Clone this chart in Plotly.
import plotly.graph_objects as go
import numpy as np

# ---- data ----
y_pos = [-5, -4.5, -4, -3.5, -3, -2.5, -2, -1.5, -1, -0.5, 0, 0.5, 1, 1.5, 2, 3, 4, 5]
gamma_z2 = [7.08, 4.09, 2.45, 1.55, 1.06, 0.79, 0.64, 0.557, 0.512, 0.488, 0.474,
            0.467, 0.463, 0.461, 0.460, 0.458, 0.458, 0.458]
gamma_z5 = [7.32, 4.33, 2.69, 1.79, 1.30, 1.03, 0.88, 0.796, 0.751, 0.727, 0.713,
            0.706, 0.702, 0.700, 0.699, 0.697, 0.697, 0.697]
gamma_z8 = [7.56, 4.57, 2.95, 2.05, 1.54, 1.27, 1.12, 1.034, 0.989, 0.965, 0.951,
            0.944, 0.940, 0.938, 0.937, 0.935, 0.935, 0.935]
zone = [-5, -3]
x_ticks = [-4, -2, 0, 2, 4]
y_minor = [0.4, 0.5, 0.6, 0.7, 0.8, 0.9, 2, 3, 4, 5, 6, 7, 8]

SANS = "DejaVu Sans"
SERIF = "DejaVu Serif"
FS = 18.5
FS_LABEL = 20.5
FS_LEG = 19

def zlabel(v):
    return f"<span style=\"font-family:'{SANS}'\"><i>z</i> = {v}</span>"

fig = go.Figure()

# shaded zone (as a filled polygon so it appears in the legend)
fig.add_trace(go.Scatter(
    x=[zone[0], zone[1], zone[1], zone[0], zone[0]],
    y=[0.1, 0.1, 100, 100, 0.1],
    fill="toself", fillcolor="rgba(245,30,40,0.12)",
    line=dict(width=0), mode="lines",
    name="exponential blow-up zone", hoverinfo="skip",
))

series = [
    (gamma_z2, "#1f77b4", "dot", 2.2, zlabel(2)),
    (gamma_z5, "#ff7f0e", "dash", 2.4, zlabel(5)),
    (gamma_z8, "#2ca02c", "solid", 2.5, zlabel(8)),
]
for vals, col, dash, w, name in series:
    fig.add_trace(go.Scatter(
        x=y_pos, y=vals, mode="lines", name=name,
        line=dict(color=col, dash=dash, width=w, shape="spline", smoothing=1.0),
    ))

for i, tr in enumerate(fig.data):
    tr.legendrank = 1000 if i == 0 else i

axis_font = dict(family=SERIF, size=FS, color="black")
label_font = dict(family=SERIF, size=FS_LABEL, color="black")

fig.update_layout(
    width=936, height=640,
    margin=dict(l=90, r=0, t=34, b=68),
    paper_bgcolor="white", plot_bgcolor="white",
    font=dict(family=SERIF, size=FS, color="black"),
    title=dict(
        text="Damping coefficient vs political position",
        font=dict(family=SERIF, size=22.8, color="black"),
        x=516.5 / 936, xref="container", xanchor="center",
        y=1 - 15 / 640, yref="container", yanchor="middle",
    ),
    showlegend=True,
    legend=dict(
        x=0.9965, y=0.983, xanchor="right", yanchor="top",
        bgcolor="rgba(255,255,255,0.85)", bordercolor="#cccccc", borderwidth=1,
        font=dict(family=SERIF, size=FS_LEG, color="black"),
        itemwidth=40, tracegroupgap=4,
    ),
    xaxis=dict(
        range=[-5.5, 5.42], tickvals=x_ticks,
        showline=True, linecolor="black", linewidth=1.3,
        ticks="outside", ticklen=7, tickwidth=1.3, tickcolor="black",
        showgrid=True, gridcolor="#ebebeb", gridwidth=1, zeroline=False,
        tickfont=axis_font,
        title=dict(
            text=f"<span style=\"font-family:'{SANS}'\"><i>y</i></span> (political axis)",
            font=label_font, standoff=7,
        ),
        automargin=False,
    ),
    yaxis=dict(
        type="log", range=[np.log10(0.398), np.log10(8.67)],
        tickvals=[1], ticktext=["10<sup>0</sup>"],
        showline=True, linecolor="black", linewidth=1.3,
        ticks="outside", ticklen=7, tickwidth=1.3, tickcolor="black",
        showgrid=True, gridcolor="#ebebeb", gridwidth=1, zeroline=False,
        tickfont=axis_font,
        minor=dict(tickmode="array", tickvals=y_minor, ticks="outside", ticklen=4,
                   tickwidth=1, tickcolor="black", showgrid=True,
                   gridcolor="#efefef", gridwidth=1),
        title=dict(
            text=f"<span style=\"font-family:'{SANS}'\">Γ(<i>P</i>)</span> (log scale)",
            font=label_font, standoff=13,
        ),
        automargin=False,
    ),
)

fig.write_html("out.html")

----

◆ The problem ◆
Return the material exactly as it stands.

◆ Solved problem ◆
Clone this chart in Plotly.
import plotly.graph_objects as go
import numpy as np

# ---- data ----
y_pos = [-5, -4.5, -4, -3.5, -3, -2.5, -2, -1.5, -1, -0.5, 0, 0.5, 1, 1.5, 2, 3, 4, 5]
gamma_z2 = [7.08, 4.09, 2.45, 1.55, 1.06, 0.79, 0.64, 0.557, 0.512, 0.488, 0.474,
            0.467, 0.463, 0.461, 0.460, 0.458, 0.458, 0.458]
gamma_z5 = [7.32, 4.33, 2.69, 1.79, 1.30, 1.03, 0.88, 0.796, 0.751, 0.727, 0.713,
            0.706, 0.702, 0.700, 0.699, 0.697, 0.697, 0.697]
gamma_z8 = [7.56, 4.57, 2.95, 2.05, 1.54, 1.27, 1.12, 1.034, 0.989, 0.965, 0.951,
            0.944, 0.940, 0.938, 0.937, 0.935, 0.935, 0.935]
zone = [-5, -3]
x_ticks = [-4, -2, 0, 2, 4]
y_minor = [0.4, 0.5, 0.6, 0.7, 0.8, 0.9, 2, 3, 4, 5, 6, 7, 8]

SANS = "DejaVu Sans"
SERIF = "DejaVu Serif"
FS = 18.5
FS_LABEL = 20.5
FS_LEG = 19

def zlabel(v):
    return f"<span style=\"font-family:'{SANS}'\"><i>z</i> = {v}</span>"

fig = go.Figure()

# shaded zone (as a filled polygon so it appears in the legend)
fig.add_trace(go.Scatter(
    x=[zone[0], zone[1], zone[1], zone[0], zone[0]],
    y=[0.1, 0.1, 100, 100, 0.1],
    fill="toself", fillcolor="rgba(245,30,40,0.12)",
    line=dict(width=0), mode="lines",
    name="exponential blow-up zone", hoverinfo="skip",
))

series = [
    (gamma_z2, "#1f77b4", "dot", 2.2, zlabel(2)),
    (gamma_z5, "#ff7f0e", "dash", 2.4, zlabel(5)),
    (gamma_z8, "#2ca02c", "solid", 2.5, zlabel(8)),
]
for vals, col, dash, w, name in series:
    fig.add_trace(go.Scatter(
        x=y_pos, y=vals, mode="lines", name=name,
        line=dict(color=col, dash=dash, width=w, shape="spline", smoothing=1.0),
    ))

for i, tr in enumerate(fig.data):
    tr.legendrank = 1000 if i == 0 else i

axis_font = dict(family=SERIF, size=FS, color="black")
label_font = dict(family=SERIF, size=FS_LABEL, color="black")

fig.update_layout(
    width=936, height=640,
    margin=dict(l=90, r=0, t=34, b=68),
    paper_bgcolor="white", plot_bgcolor="white",
    font=dict(family=SERIF, size=FS, color="black"),
    title=dict(
        text="Damping coefficient vs political position",
        font=dict(family=SERIF, size=22.8, color="black"),
        x=516.5 / 936, xref="container", xanchor="center",
        y=1 - 15 / 640, yref="container", yanchor="middle",
    ),
    showlegend=True,
    legend=dict(
        x=0.9965, y=0.983, xanchor="right", yanchor="top",
        bgcolor="rgba(255,255,255,0.85)", bordercolor="#cccccc", borderwidth=1,
        font=dict(family=SERIF, size=FS_LEG, color="black"),
        itemwidth=40, tracegroupgap=4,
    ),
    xaxis=dict(
        range=[-5.5, 5.42], tickvals=x_ticks,
        showline=True, linecolor="black", linewidth=1.3,
        ticks="outside", ticklen=7, tickwidth=1.3, tickcolor="black",
        showgrid=True, gridcolor="#ebebeb", gridwidth=1, zeroline=False,
        tickfont=axis_font,
        title=dict(
            text=f"<span style=\"font-family:'{SANS}'\"><i>y</i></span> (political axis)",
            font=label_font, standoff=7,
        ),
        automargin=False,
    ),
    yaxis=dict(
        type="log", range=[np.log10(0.398), np.log10(8.67)],
        tickvals=[1], ticktext=["10<sup>0</sup>"],
        showline=True, linecolor="black", linewidth=1.3,
        ticks="outside", ticklen=7, tickwidth=1.3, tickcolor="black",
        showgrid=True, gridcolor="#ebebeb", gridwidth=1, zeroline=False,
        tickfont=axis_font,
        minor=dict(tickmode="array", tickvals=y_minor, ticks="outside", ticklen=4,
                   tickwidth=1, tickcolor="black", showgrid=True,
                   gridcolor="#efefef", gridwidth=1),
        title=dict(
            text=f"<span style=\"font-family:'{SANS}'\">Γ(<i>P</i>)</span> (log scale)",
            font=label_font, standoff=13,
        ),
        automargin=False,
    ),
)

fig.write_html("out.html")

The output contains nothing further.